Les vendanges ont commencé très tôt en 2017. Une conséquence du réchauffement climatique, qui bouleverse l'identité des vins français et l'activité de ceux qui le produisent. Céline Metz, vigneronne à Blienschwiller, a intégré cette nouvelle donnée dans son modèle économique. Et ça marche plutôt bien.
"Désolé pour la tenue, c'est les vendanges". Céline Metz, fille du propriétaire du domaine Hubert Metz, sort des vignes, où elle récolte pinot noir, blanc, gris, gewurztraminer et riesling depuis lundi. C'est deux semaines plus tôt qu'en 2016. Mais elle n'est pas inquiète : "Le millésime 2017 sera très beau, assure-t-elle avec un large sourire. On a réussi à développer une belle acidité. La récolte est petite, mais de grande qualité." Relativement épargnée du gel du mois d'avril, ses pertes ont été limitées. Ce n'est pas le cas partout. En 2017, l'Alsace a enregistré environ 30 % de pertes sur l'ensemble des domaines. Le gel en soi ne pose pas de problème. Mais les fins d'hiver, très douces, entraînent une pousse précoce des bourgeons et les rendent vulnérables au froid. "Mais ici, les bourgeons ont poussé bien plus tard. Tant mieux, finalement."

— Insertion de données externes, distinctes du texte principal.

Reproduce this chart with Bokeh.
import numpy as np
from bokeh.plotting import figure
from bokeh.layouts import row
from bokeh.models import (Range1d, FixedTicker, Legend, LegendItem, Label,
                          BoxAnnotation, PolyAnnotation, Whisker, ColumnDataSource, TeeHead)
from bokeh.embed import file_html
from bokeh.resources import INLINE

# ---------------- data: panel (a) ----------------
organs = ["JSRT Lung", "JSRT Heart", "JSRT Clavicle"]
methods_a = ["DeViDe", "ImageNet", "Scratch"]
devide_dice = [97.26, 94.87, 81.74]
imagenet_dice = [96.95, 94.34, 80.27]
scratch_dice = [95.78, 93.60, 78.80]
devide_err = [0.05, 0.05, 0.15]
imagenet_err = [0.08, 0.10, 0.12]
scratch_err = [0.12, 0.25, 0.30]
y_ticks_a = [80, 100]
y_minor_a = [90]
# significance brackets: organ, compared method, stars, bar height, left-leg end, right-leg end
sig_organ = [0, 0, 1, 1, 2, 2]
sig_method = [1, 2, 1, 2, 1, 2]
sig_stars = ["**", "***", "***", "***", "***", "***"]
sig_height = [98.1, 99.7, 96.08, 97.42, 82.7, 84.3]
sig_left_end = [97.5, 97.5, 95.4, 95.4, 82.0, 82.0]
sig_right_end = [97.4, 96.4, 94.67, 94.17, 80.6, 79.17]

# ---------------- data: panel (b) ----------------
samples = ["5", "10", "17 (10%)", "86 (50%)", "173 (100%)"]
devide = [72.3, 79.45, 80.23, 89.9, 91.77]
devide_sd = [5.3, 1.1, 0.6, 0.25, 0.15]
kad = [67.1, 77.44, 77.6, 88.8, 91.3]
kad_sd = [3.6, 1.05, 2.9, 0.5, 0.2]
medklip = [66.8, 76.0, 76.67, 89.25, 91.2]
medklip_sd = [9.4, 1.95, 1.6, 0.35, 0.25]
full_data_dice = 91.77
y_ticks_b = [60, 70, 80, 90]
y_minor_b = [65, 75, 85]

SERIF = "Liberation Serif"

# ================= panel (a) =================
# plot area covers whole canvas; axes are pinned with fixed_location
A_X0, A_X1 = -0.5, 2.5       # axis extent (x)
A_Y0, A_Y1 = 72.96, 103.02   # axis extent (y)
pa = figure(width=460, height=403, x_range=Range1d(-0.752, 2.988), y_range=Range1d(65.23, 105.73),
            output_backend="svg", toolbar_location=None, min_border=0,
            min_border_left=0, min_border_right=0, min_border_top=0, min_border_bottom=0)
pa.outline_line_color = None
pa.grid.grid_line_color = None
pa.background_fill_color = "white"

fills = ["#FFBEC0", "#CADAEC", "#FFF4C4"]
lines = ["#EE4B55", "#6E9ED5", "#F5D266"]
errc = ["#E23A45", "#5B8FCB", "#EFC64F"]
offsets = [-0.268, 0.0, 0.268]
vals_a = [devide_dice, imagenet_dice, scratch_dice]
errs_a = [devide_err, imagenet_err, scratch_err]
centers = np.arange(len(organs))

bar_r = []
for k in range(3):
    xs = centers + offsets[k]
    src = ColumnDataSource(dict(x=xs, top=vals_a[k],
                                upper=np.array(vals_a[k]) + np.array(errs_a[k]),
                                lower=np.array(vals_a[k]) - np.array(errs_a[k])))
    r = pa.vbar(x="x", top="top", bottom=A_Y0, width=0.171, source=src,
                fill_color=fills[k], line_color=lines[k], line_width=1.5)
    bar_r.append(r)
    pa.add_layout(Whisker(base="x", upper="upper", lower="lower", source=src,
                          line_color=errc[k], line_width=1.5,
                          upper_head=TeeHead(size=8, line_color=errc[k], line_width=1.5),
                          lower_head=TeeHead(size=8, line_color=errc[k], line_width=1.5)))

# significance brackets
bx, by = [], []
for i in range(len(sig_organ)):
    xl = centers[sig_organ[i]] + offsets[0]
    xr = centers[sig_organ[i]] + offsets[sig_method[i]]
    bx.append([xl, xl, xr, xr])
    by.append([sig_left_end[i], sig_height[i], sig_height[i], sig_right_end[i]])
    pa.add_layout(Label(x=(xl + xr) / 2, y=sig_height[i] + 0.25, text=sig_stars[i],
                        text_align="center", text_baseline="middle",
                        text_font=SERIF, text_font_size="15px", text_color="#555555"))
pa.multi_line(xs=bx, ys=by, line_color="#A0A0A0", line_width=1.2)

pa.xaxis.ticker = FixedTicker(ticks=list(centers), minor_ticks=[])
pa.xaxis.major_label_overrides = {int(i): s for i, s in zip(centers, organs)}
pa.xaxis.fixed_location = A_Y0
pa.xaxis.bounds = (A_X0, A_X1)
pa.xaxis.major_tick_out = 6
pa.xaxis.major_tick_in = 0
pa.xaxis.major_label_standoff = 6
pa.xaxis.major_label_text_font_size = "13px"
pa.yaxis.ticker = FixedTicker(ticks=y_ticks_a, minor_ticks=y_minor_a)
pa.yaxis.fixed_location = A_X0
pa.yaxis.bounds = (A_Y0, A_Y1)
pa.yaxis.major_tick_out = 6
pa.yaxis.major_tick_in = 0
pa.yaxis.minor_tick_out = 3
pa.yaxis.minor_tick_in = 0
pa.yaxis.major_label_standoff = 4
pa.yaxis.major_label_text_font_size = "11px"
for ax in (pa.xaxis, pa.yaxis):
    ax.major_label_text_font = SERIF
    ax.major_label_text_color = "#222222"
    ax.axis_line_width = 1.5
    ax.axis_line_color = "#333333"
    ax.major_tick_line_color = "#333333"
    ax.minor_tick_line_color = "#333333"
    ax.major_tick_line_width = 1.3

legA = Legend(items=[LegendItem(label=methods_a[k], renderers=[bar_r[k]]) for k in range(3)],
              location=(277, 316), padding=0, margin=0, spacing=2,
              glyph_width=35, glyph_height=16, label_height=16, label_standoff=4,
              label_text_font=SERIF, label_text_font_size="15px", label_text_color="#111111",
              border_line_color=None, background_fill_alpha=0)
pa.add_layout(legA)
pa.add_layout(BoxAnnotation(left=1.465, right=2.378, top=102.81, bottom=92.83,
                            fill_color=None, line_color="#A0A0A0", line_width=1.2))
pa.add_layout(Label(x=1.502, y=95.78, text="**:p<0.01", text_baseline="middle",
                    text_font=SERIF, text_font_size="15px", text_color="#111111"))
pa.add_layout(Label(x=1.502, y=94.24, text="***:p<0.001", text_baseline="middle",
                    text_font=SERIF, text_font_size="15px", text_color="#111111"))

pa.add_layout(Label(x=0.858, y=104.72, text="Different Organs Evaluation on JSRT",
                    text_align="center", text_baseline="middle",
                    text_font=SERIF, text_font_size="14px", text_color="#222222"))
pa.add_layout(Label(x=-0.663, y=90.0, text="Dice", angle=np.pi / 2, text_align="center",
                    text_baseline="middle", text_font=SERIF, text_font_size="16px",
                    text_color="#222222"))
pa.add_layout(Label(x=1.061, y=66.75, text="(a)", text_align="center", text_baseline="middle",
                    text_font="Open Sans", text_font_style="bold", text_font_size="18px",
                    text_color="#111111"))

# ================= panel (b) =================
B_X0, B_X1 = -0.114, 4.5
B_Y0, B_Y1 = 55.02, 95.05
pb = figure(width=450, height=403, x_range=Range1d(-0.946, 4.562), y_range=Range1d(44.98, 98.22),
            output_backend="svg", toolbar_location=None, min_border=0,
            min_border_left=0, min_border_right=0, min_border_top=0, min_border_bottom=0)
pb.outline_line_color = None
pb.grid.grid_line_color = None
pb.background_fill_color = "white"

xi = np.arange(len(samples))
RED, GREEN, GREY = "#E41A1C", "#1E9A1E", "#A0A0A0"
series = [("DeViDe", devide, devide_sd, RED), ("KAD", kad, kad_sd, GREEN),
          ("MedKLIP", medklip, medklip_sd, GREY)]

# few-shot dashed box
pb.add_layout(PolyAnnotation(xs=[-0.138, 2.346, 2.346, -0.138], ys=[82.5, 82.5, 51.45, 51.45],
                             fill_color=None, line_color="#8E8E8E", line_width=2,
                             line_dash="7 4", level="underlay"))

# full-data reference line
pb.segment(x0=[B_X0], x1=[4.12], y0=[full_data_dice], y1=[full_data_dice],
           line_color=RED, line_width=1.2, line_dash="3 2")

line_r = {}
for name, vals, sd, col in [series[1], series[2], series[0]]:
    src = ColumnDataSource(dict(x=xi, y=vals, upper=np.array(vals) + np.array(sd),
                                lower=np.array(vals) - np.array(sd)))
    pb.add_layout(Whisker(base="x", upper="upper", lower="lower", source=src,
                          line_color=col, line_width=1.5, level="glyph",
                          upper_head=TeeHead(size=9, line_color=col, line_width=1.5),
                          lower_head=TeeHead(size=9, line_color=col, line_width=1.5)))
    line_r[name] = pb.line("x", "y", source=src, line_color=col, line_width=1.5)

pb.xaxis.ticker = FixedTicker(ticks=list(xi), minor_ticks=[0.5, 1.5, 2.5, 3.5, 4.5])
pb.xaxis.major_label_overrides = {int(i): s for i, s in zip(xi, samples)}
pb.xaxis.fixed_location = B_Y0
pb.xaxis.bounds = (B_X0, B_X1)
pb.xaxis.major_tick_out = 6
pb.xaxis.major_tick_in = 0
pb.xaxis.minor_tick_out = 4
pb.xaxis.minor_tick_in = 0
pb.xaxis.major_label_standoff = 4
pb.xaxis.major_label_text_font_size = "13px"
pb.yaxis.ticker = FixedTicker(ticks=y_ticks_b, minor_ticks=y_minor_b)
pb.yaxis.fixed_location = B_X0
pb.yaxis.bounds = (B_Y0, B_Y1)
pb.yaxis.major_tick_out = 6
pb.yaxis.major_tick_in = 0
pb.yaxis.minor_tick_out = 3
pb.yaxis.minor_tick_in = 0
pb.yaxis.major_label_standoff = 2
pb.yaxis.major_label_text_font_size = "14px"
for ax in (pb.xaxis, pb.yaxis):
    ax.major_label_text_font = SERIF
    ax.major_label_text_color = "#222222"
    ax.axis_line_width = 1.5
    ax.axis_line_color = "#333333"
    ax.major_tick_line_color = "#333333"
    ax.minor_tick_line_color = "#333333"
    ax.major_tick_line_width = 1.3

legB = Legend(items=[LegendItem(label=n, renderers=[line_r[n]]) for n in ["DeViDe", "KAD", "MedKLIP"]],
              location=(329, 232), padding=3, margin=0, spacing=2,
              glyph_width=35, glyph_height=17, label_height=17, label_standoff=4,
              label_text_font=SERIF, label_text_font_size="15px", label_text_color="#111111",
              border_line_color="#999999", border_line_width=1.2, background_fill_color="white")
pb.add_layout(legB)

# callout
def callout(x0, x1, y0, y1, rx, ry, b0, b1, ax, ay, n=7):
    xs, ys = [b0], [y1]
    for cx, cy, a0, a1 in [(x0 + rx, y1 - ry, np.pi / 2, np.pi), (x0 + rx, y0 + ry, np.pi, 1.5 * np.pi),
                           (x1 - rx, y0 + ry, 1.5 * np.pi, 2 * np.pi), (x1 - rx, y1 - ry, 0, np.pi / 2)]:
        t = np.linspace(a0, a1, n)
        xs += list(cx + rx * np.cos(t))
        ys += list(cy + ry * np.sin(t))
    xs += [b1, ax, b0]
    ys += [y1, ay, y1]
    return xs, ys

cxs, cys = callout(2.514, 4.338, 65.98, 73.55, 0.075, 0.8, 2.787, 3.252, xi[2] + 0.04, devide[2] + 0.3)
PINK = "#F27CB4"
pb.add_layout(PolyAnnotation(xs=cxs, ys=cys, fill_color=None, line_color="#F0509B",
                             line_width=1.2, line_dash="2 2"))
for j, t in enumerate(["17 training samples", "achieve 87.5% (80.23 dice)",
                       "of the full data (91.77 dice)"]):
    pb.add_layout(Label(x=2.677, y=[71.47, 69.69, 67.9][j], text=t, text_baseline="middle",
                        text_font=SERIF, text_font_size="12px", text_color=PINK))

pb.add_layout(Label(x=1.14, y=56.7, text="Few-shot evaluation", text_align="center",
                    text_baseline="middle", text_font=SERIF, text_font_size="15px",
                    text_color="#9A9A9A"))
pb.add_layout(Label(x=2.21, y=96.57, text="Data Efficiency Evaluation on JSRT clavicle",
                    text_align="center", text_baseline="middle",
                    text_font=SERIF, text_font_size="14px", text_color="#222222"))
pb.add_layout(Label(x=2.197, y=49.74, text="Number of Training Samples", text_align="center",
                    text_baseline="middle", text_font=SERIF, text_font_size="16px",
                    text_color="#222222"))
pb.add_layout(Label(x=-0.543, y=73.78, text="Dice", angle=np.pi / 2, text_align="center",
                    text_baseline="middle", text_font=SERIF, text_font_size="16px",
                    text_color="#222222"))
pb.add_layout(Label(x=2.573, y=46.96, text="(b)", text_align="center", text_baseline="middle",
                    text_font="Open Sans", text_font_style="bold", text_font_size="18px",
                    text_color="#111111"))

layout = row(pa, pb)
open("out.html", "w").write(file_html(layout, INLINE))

Le réchauffement climatique, positif pour les vins d'Alsace
À 37 ans, Céline Metz fait partie de cette nouvelle génération de vignerons ayant intégré le réchauffement climatique dans son mode de production. Elle pratique une viticulture raisonnée, proche du bio, tout en se permettant de traiter si nécessaire, de manière conventionnelle. Elle a vu de ses propres yeux l'ampleur du bouleversement : "Quand j'étais petite, nous ne vendangeions pas avant le 1er octobre", se souvient-elle. Pourtant, elle n'est pas inquiète. Et pour cause : d'une manière générale, le réchauffement climatique serait "plutôt positif pour les vins d'Alsace, selon Guillaume Arnold, conseiller viticole à la chambre d'agriculture. Il y a vingt ans, les raisins n'arrivaient pas tout à fait à maturation. Aujourd'hui, comme il fait plus chaud, on n'a plus ce problème, et on gagne en qualité."

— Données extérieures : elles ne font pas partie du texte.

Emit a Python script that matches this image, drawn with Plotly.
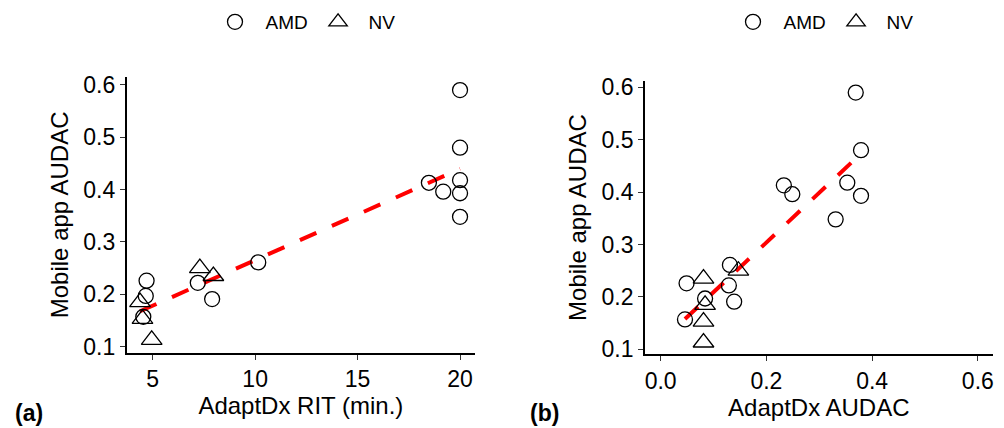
import numpy as np
import plotly.graph_objects as go

# ---- data ----
amd_y = [0.59, 0.48, 0.418, 0.393, 0.348, 0.413, 0.396, 0.261, 0.222, 0.191, 0.226, 0.197, 0.157]
amd_rit = [20, 20, 20, 20, 20, 18.48, 19.18, 10.15, 7.2, 7.9, 4.7, 4.66, 4.54]
amd_audac = [0.369, 0.379, 0.353, 0.379, 0.331, 0.233, 0.249, 0.131, 0.129, 0.139, 0.049, 0.084, 0.046]

nv_y = [0.25, 0.235, 0.113, 0.185, 0.153]
nv_rit = [7.3, 7.96, 4.95, 4.38, 4.5]
nv_audac = [0.147, 0.081, 0.081, 0.084, 0.081]

a_xticks = [5, 10, 15, 20]
b_xticks = [0.0, 0.2, 0.4, 0.6]
yticks = [0.1, 0.2, 0.3, 0.4, 0.5, 0.6]

FONT = "Arial, Liberation Sans, sans-serif"
NB = "\u00a0"


def fit_line(xs, ys):
    xs = np.asarray(xs, float)
    ys = np.asarray(ys, float)
    k, b = np.polyfit(xs, ys, 1)
    xx = np.array([xs.min(), xs.max()])
    return xx, k * xx + b


fig = go.Figure()

panels = [
    (amd_rit, nv_rit, "x", "y", "legend"),
    (amd_audac, nv_audac, "x2", "y2", "legend2"),
]
for amd_x, nv_x, xa, ya, lg in panels:
    fx, fy = fit_line(amd_x + nv_x, amd_y + nv_y)
    fig.add_trace(go.Scatter(
        x=fx, y=fy, mode="lines", xaxis=xa, yaxis=ya, showlegend=False,
        line=dict(color="#FF0000", width=4, dash="18px,17px"), hoverinfo="skip"))
    fig.add_trace(go.Scatter(
        x=amd_x, y=amd_y, mode="markers", name=NB * 2 + "AMD" + NB, xaxis=xa, yaxis=ya, legend=lg,
        marker=dict(symbol="circle-open", size=15, color="black", line=dict(width=1.3, color="black"))))
    fig.add_trace(go.Scatter(
        x=nv_x, y=nv_y, mode="markers", name=NB * 2 + "NV", xaxis=xa, yaxis=ya, legend=lg,
        marker=dict(symbol="triangle-up-open", size=18, color="black", line=dict(width=1.3, color="black"))))

axis_common = dict(
    showline=True, linecolor="black", linewidth=1.6, ticks="outside", ticklen=5,
    tickwidth=1.3, tickcolor="#333333", showgrid=False, zeroline=False, automargin=False,
    tickfont=dict(family=FONT, size=23, color="black"),
)

fig.update_layout(
    template="none",
    width=1004, height=428,
    margin=dict(l=0, r=0, t=0, b=0),
    paper_bgcolor="white", plot_bgcolor="white",
    font=dict(family=FONT, color="black"),
    xaxis=dict(domain=[0.1262, 0.4731], range=[3.73, 20.73], tickvals=a_xticks,
               title=dict(text="AdaptDx RIT (min.)", font=dict(size=24), standoff=2),
               anchor="y", **axis_common),
    yaxis=dict(domain=[0.1759, 0.8201], range=[0.0885, 0.615], tickvals=yticks, tickformat=".1f",
               title=dict(text="Mobile app AUDAC", font=dict(size=24), standoff=8),
               anchor="x", **axis_common),
    xaxis2=dict(domain=[0.6424, 0.9887], range=[-0.0297, 0.628], tickvals=b_xticks, tickformat=".1f",
                title=dict(text="AdaptDx AUDAC", font=dict(size=24), standoff=2),
                anchor="y2", **axis_common),
    yaxis2=dict(domain=[0.1722, 0.8114], range=[0.0905, 0.6126], tickvals=yticks, tickformat=".1f",
                title=dict(text="Mobile app AUDAC", font=dict(size=24), standoff=8),
                anchor="x2", **axis_common),
    legend=dict(orientation="h", x=215 / 1004, y=1 - 22 / 428, xanchor="left", yanchor="middle",
                font=dict(family=FONT, size=19), bgcolor="rgba(0,0,0,0)"),
    legend2=dict(orientation="h", x=733 / 1004, y=1 - 22 / 428, xanchor="left", yanchor="middle",
                 font=dict(family=FONT, size=19), bgcolor="rgba(0,0,0,0)"),
    annotations=[
        dict(text="<b>(a)</b>", x=13 / 1004, y=1 - 413 / 428, xref="paper", yref="paper",
             xanchor="left", yanchor="middle", showarrow=False, font=dict(family=FONT, size=23)),
        dict(text="<b>(b)</b>", x=528 / 1004, y=1 - 413 / 428, xref="paper", yref="paper",
             xanchor="left", yanchor="middle", showarrow=False, font=dict(family=FONT, size=23)),
    ],
)

fig.write_html("out.html", config={"displayModeBar": False},
               post_script="document.body.style.margin='0px';")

Une analyse que partage Céline. Elle se penche sur une grappe de gros raisins noirs, en prend quelques grains et analyse leur taux d'alcool. "On a une belle intensité sur le pinot noir". L'échelle indique un potentiel de 12,4 %. "On perturbe le consommateur, qui est habitué à voir en Alsace la terre du Riesling. On a une carte à jouer en vins rouges face à la flambée des prix en Bourgogne." Sur le coteau opposé, ses Gewurtztraminer sont rares. Il faut soulever les feuilles pour les apercevoir. Les fortes chaleurs entraînent une chute de la production. Mais en retour, leur valeur flambe. "Celui qui vend du Gewurtztraminer cette année, c'est le roi du pétrole", s'exclame-t-elle.
Céline Metz. (Photo Thomas Porcheron)
"La distribution d'eau est de plus en plus aléatoire"
Plus loin, les baies de Riesling se fondent dans le vert du décor. Elles sont petites. Le Riesling résiste moins à la chaleur que d'autres cépages. "L'année dernière en septembre, il a fait si chaud que la maturation s'est bloquée". D'où l'importance du choix du sol, déterminant dans la quantité d'eau à disposition de la vigne. Si le sol filtre trop, il n'y aura pas assez d'eau. "Comme la distribution d'eau est de plus en plus aléatoire, on est très vigilants sur ces aspects." La quantité d'herbe joue aussi un rôle important. "C'est un équilibre à trouver : s'il y en a trop, en période de sécheresse elle prend l'eau et n'en laisse pas à la vigne. Mais sans herbe, il n'y a plus de vie."
Les saveurs, elles aussi, sont touchées par le réchauffement climatique. Dans sa cave, au milieu des fûts massifs, Céline prend deux bouteilles de Riesling. Une de 2012, une de 2015. "La première, c'est du classique : sec, frais, il est à 12 %. La seconde est issue d'une année chaude. Le vin est beaucoup plus fruité, plus sucré, et le taux d'alcool monte à 14 %. C'est complètement différent". Une manière d'attirer des consommateurs peu friands de vin sec vers les vins d'Alsace.
Céline prévoit d'avoir terminé d'ici fin septembre. "Avec l'avancée des vendanges, on peut se consacrer à la vinification pendant tout le mois d'octobre". Pendant ce temps-là, les cuves se remplissent. "Ca va vraiment être une belle année".